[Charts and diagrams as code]
☆ ☆ ☆ ☆ ☆

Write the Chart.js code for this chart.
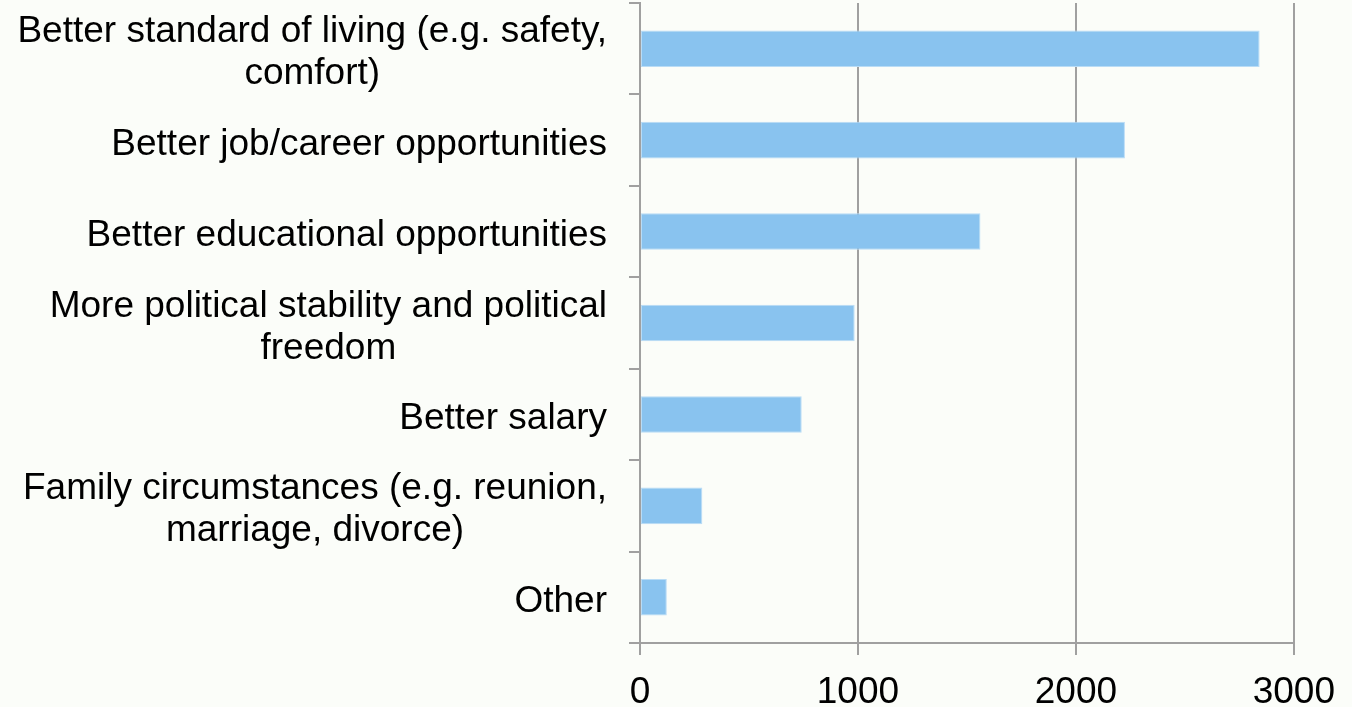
<!DOCTYPE html>
<html>
<head>
<meta charset="utf-8">
<script src="https://cdn.jsdelivr.net/npm/chart.js@4/dist/chart.umd.min.js"></script>
<style>
  html, body { margin: 0; padding: 0; background: #fbfdf9; }
  #wrap { width: 1352px; height: 707px; position: relative; }
</style>
</head>
<body>
<div id="wrap"><canvas id="reasons"></canvas></div>
<script>
// reasons for moving, number of answers
var reasons = [
  ["Better standard of living (e.g. safety,", "comfort)"],
  "Better job/career opportunities",
  "Better educational opportunities",
  ["More political stability and political", "freedom"],
  "Better salary",
  ["Family circumstances (e.g. reunion,", "marriage, divorce)"],
  "Other"
];
var answers = [2843, 2225, 1562, 985, 742, 286, 123];
var xTicks = [0, 1000, 2000, 3000];

var fontFamily = "'Liberation Sans', Arial, sans-serif";
var labelFont = { family: fontFamily, size: 37, lineHeight: 1.135 };

// category labels: block right aligned next to the axis, lines centred inside the block
var categoryLabels = {
  id: 'categoryLabels',
  afterDraw: function(chart) {
    var ctx = chart.ctx;
    var ys = chart.scales.y;
    var right = ys.right - 33;
    var lh = 42;
    ctx.save();
    ctx.font = '37px ' + fontFamily;
    ctx.fillStyle = '#000';
    ctx.textAlign = 'center';
    ctx.textBaseline = 'alphabetic';
    chart.data.labels.forEach(function(lbl, i) {
      var lines = Array.isArray(lbl) ? lbl : [lbl];
      var widest = 0;
      lines.forEach(function(l) { widest = Math.max(widest, ctx.measureText(l).width); });
      var cx = right - widest / 2;
      var cy = ys.getPixelForTick(i) + 14.6;
      lines.forEach(function(l, j) {
        ctx.fillText(l, cx, cy + (j - (lines.length - 1) / 2) * lh);
      });
    });
    ctx.restore();
  }
};

var cfg = {
  type: 'bar',
  data: {
    labels: reasons,
    datasets: [{
      data: answers,
      backgroundColor: '#89c3ef',
      borderColor: '#b9dcf6',
      borderWidth: 1,
      borderSkipped: false,
      categoryPercentage: 1,
      barPercentage: 0.4
    }]
  },
  options: {
    indexAxis: 'y',
    responsive: false,
    animation: false,
    layout: { padding: { left: 0, right: 57, top: 3, bottom: 0 } },
    plugins: { legend: { display: false }, tooltip: { enabled: false } },
    scales: {
      x: {
        min: xTicks[0],
        max: xTicks[xTicks.length - 1],
        afterBuildTicks: function(scale) {
          scale.ticks = xTicks.map(function(v) { return { value: v }; });
        },
        afterFit: function(scale) { scale.height = 64; },
        grid: { color: '#a0a0a0', lineWidth: 2, tickLength: 12, drawTicks: true },
        border: { display: true, color: '#a0a0a0', width: 2 },
        ticks: {
          color: '#000', font: labelFont, padding: 17, maxRotation: 0,
          callback: function(v) { return String(v); }
        }
      },
      y: {
        afterFit: function(scale) { scale.width = 640; },
        grid: { color: '#a0a0a0', lineWidth: 2, tickLength: 11, drawOnChartArea: false, offset: true },
        border: { display: true, color: '#a0a0a0', width: 2 },
        ticks: { display: false }
      }
    }
  },
  plugins: [categoryLabels]
};

var cv = document.getElementById('reasons');
cv.width = 1352;
cv.height = 707;
var chart = new Chart(cv, cfg);
</script>
</body>
</html>
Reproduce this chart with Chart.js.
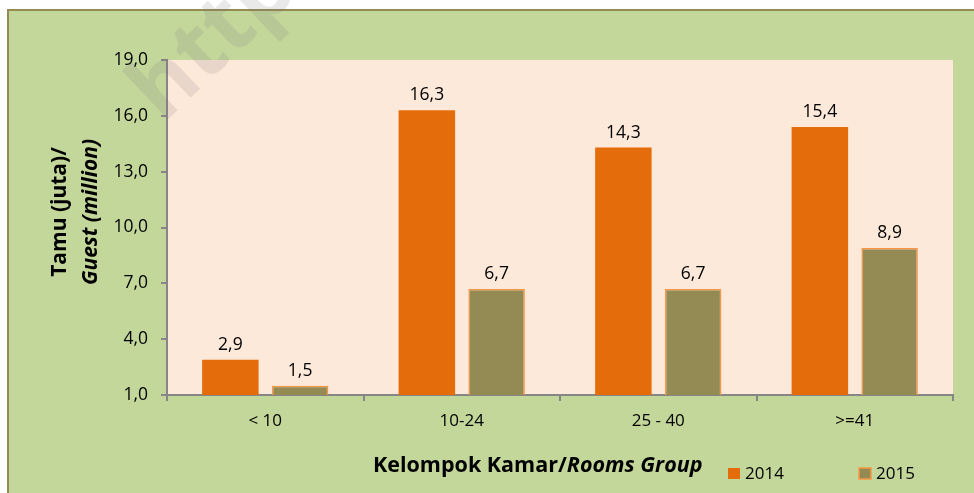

☆ ☆ ☆ ☆ ☆

#### WORK TO COMPLETE:
Copy exactly the lines running from the beginning of the listing through the line that has "37, lineHeight: 1.135". Drop the pictures.

#### FULL SOLUTION:
Write the Chart.js code for this chart.
<!DOCTYPE html>
<html>
<head>
<meta charset="utf-8">
<script src="https://cdn.jsdelivr.net/npm/chart.js@4/dist/chart.umd.min.js"></script>
<style>
  html, body { margin: 0; padding: 0; background: #fbfdf9; }
  #wrap { width: 1352px; height: 707px; position: relative; }
</style>
</head>
<body>
<div id="wrap"><canvas id="reasons"></canvas></div>
<script>
// reasons for moving, number of answers
var reasons = [
  ["Better standard of living (e.g. safety,", "comfort)"],
  "Better job/career opportunities",
  "Better educational opportunities",
  ["More political stability and political", "freedom"],
  "Better salary",
  ["Family circumstances (e.g. reunion,", "marriage, divorce)"],
  "Other"
];
var answers = [2843, 2225, 1562, 985, 742, 286, 123];
var xTicks = [0, 1000, 2000, 3000];

var fontFamily = "'Liberation Sans', Arial, sans-serif";
var labelFont = { family: fontFamily, size: 37, lineHeight: 1.135 };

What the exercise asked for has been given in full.